4405 Fincastle Court is a four-bedroom, two-and-a-half-bath single-family home in Chatham Woods, one of northern Suffolk's established residential subdivisions. Built in 1994 and sitting on nearly half an acre, this address offers a lot size that's genuinely hard to find at this price point in Hampton Roads — the kind of breathing room that makes a difference in everyday life.

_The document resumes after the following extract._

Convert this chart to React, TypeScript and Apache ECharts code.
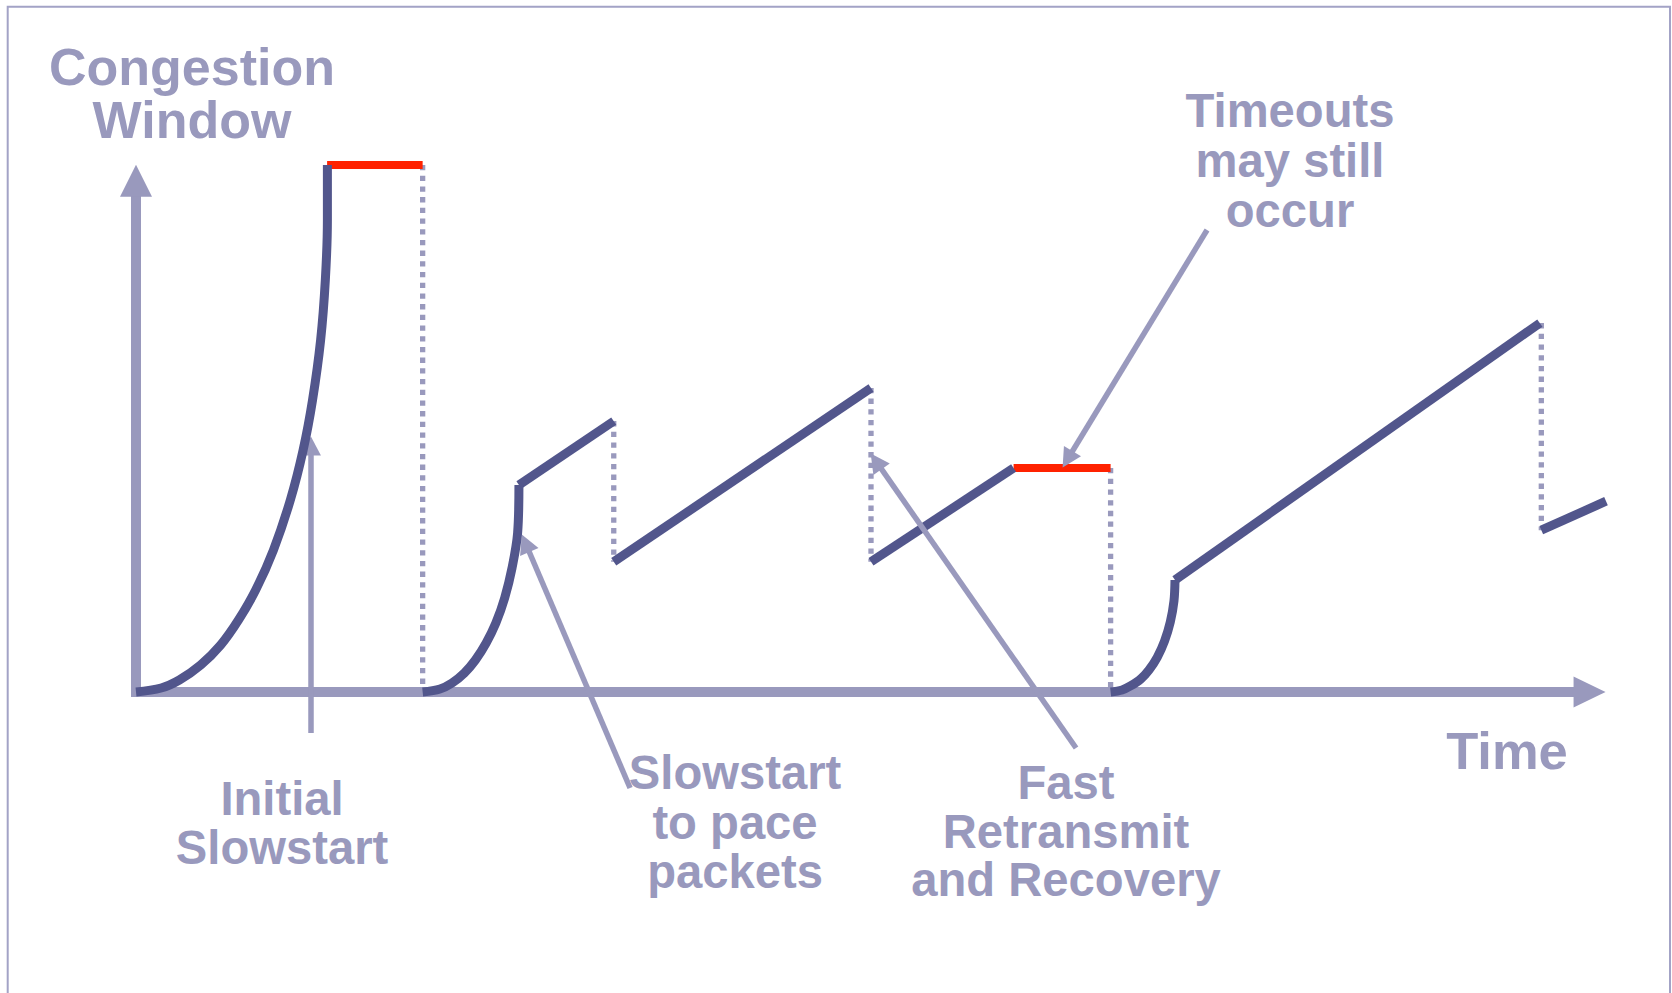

The cul-de-sac address on Fincastle Court adds another layer of appeal. Cul-de-sac lots in residential subdivisions consistently draw buyers who have children, dogs, or simply a preference for streets where through-traffic isn't a factor. The neighborhood has no HOA, which removes a layer of monthly overhead and the associated restrictions — a meaningful consideration for buyers who want to park a boat, customize a fence, or run a home-based business without seeking committee approval. The overall feel of Chatham Woods is one of a neighborhood that knows what it is: a comfortable, well-located slice of northern Suffolk that has aged gracefully.
Living in Suffolk
Suffolk is one of the more interesting real estate stories in Hampton Roads, and not just because of its size. The city covers more land area than any other municipality in Virginia, which means the experience of living in Suffolk varies dramatically depending on which part of the city you're in. Homes for sale in Suffolk range from rural acreage in the southern reaches to polished new-construction neighborhoods in the north that trade at prices comparable to Chesapeake. Chatham Woods sits firmly in the northern corridor, which has seen consistent infrastructure investment over the past decade and continues to attract buyers relocating from elsewhere in the region.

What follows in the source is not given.